Challenge: Return only the lines from the start of the records through the line that contains "import numpy as np", inclusive; leave out all pictures.

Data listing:
*****

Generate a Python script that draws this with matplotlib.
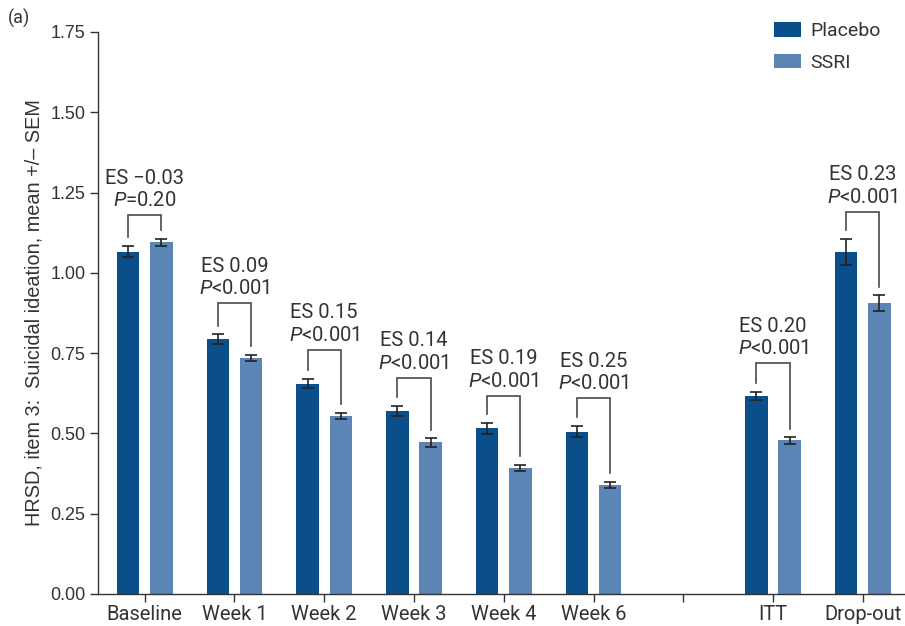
import matplotlib
matplotlib.use("Agg")
import matplotlib.pyplot as plt
import numpy as np

categories = ["Baseline", "Week 1", "Week 2", "Week 3", "Week 4", "Week 6", "", "ITT", "Drop-out"]
positions = [0, 1, 2, 3, 4, 5, 7, 8]
placebo = [1.066, 0.794, 0.655, 0.570, 0.516, 0.506, 0.617, 1.066]
placebo_err = [0.018, 0.015, 0.015, 0.015, 0.017, 0.017, 0.012, 0.040]
ssri = [1.095, 0.734, 0.554, 0.472, 0.392, 0.339, 0.478, 0.905]
ssri_err = [0.010, 0.010, 0.010, 0.013, 0.010, 0.010, 0.010, 0.025]
bracket_top = [1.18, 0.905, 0.76, 0.674, 0.617, 0.61, 0.718, 1.19]
es_labels = ["ES \u22120.03", "ES 0.09", "ES 0.15", "ES 0.14", "ES 0.19", "ES 0.25", "ES 0.20", "ES 0.23"]
p_labels = ["=0.20", "<0.001", "<0.001", "<0.001", "<0.001", "<0.001", "<0.001", "<0.001"]
yticks = [0.00, 0.25, 0.50, 0.75, 1.00, 1.25, 1.50, 1.75]

main_font = "Roboto"
plt.rcParams['font.family'] = [main_font, 'DejaVu Sans']
plt.rcParams['mathtext.fontset'] = 'custom'
plt.rcParams['mathtext.it'] = main_font + ':italic'
plt.rcParams['mathtext.rm'] = main_font

c_pl = "#0b4f8a"
c_ss = "#5a85b5"
txtc = "#333333"

fig = plt.figure(figsize=(9.05, 6.26), dpi=100)
ax = fig.add_axes([98/905, 32/626, 807/905, 562/626])

w = 0.25
off = 0.185
x = np.array(positions, dtype=float)
ax.bar(x - off, placebo, w, color=c_pl, label="Placebo", zorder=2)
ax.bar(x + off, ssri, w, color=c_ss, label="SSRI", zorder=2)
ax.errorbar(x - off, placebo, yerr=placebo_err, fmt="none", ecolor="#222222", elinewidth=1.2, capsize=4.5, capthick=1.2, zorder=3)
ax.errorbar(x + off, ssri, yerr=ssri_err, fmt="none", ecolor="#222222", elinewidth=1.2, capsize=4.5, capthick=1.2, zorder=3)

gap = 0.027
for i, xi in enumerate(x):
    top = bracket_top[i]
    l_end = placebo[i] + placebo_err[i] + gap
    r_end = ssri[i] + ssri_err[i] + gap
    ax.plot([xi - off, xi - off, xi + off, xi + off], [l_end, top, top, r_end],
            color="#4a4a4a", lw=1.2, zorder=3, solid_joinstyle="miter")
    ax.text(xi, top + 0.028, "$\\mathit{P}$" + p_labels[i], ha="center", va="baseline",
            fontsize=14.5, color=txtc)
    ax.text(xi, top + 0.098, es_labels[i], ha="center", va="baseline",
            fontsize=14.5, color=txtc)

ax.set_ylim(0, 1.75)
ax.set_xlim(-0.52, 8.47)
ax.set_yticks(yticks)
ax.set_yticklabels([f"{v:.2f}" for v in yticks], fontsize=13, family="Liberation Sans", color=txtc)
ax.set_xticks(range(9))
ax.set_xticklabels(categories, fontsize=14.5, color=txtc)
ax.tick_params(axis="both", length=6, width=1, color="#333333", direction="out")
ax.tick_params(axis="x", pad=2)
ax.tick_params(axis="y", pad=3)
for s in ["top", "right"]:
    ax.spines[s].set_visible(False)
for s in ["left", "bottom"]:
    ax.spines[s].set_color("#333333")
    ax.spines[s].set_linewidth(1)
ax.set_ylabel("HRSD, item 3:  Suicidal ideation, mean +/\u2013 SEM", fontsize=14.3,
              family="Liberation Sans", color=txtc, labelpad=5)

leg = ax.legend(loc="upper left", bbox_to_anchor=(668/807, 1.031), frameon=False, fontsize=14,
                handlelength=1.4, handleheight=0.75, labelspacing=0.68, handletextpad=0.5,
                borderaxespad=0.0)
for t in leg.get_texts():
    t.set_color(txtc)

fig.text(8/905, 1 - 18/626, "(a)", fontsize=13, color=txtc, va="center")

fig.savefig("out.png", dpi=100)
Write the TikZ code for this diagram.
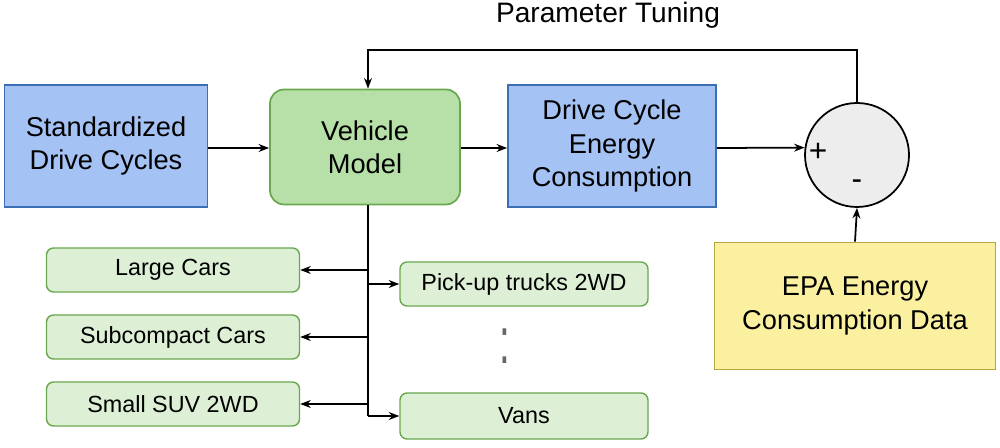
\documentclass[tikz,border=0pt]{standalone}
\usepackage{fontspec}
\setmainfont{Liberation Sans}
\usetikzlibrary{arrows.meta}
\definecolor{bluefill}{HTML}{A4C2F4}
\definecolor{blueline}{HTML}{3C6EB4}
\definecolor{greenfill}{HTML}{B6E0A8}
\definecolor{greenline}{HTML}{6AA84F}
\definecolor{lightgreen}{HTML}{DDF0D6}
\definecolor{yellowfill}{HTML}{FBF0A0}
\definecolor{yellowline}{HTML}{B5A642}
\begin{document}
\begin{tikzpicture}[x=0.02cm, y=-0.02cm, thick,
  bigbox/.style={draw=blueline, fill=bluefill, line width=1pt, align=center,
    font=\fontsize{15.5}{19}\selectfont},
  modelbox/.style={draw=greenline, fill=greenfill, line width=1pt, rounded corners=8pt,
    align=center, font=\fontsize{15.5}{19}\selectfont},
  carbox/.style={draw=greenline, fill=lightgreen, line width=0.8pt, rounded corners=4pt,
    font=\fontsize{13.3}{15}\selectfont},
  arr/.style={-{Stealth[length=6pt]}, line width=1pt}]
  \useasboundingbox (0,0) rectangle (1000,448);

  % main chain
  \node[bigbox, minimum width=203*0.02cm, minimum height=122*0.02cm] (cycles) at (106,146) {Standardized\\Drive Cycles};
  \node[modelbox, minimum width=190*0.02cm, minimum height=115*0.02cm] (model) at (365,147) {Vehicle\\Model};
  \node[bigbox, minimum width=208*0.02cm, minimum height=122*0.02cm] (energy) at (612,146) {Drive Cycle\\Energy\\Consumption};
  \node[draw, fill=black!7, circle, line width=1pt, minimum size=104*0.02cm] (sum) at (857,155) {};
  \node[font=\fontsize{18}{20}\selectfont] at (818,152) {+};
  \node[font=\fontsize{18}{20}\selectfont] at (857,185) {-};
  \node[draw=yellowline, fill=yellowfill, line width=1pt, align=center,
    minimum width=281*0.02cm, minimum height=127*0.02cm,
    font=\fontsize{15.5}{19}\selectfont] (epa) at (855,306) {EPA Energy\\Consumption Data};

  \draw[arr] (cycles.east |- 0,148) -- (model.west |- 0,148);
  \draw[arr] (model.east |- 0,148) -- (energy.west |- 0,148);
  \draw[arr] (energy.east |- 0,148) -- (sum.172);
  \draw[arr] (epa.north) -- (sum.south);

  % feedback
  \coordinate (fbright) at (857,50);
  \coordinate (fbleft) at (368,50);
  \draw[arr] (sum.north) -- (fbright) -- (fbleft) -- (model.north -| fbleft);
  \node[font=\fontsize{16}{18}\selectfont] (tuning) at (608,15) {Parameter Tuning};

  % vehicle classes
  \node[carbox, minimum width=253*0.02cm, minimum height=44*0.02cm] (large) at (173,270) {Large Cars};
  \node[carbox, minimum width=253*0.02cm, minimum height=44*0.02cm] (subcompact) at (173,337) {Subcompact Cars};
  \node[carbox, minimum width=253*0.02cm, minimum height=44*0.02cm] (suv) at (173,404) {Small SUV 2WD};
  \node[carbox, minimum width=248*0.02cm, minimum height=44*0.02cm] (pickup) at (524,284) {Pick-up trucks 2WD};
  \node[carbox, minimum width=248*0.02cm, minimum height=46*0.02cm] (vans) at (524,416) {Vans};
  \node[font=\fontsize{22}{24}\selectfont, text=black!60, yscale=1.7] (dots) at (505,346) {:};

  \coordinate (trunk) at (368,416);
  \draw[line width=1pt] (model.south -| trunk) -- (trunk);
  \draw[arr] (368,270) -- (large.east);
  \draw[arr] (368,337) -- (subcompact.east);
  \draw[arr] (368,404) -- (suv.east);
  \draw[arr] (368,284) -- (pickup.west);
  \draw[arr] (trunk) -- (vans.west);
\end{tikzpicture}
\end{document}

*****

Completed task:
Generate a Python script that draws this with matplotlib.
import matplotlib
matplotlib.use("Agg")
import matplotlib.pyplot as plt
import numpy as np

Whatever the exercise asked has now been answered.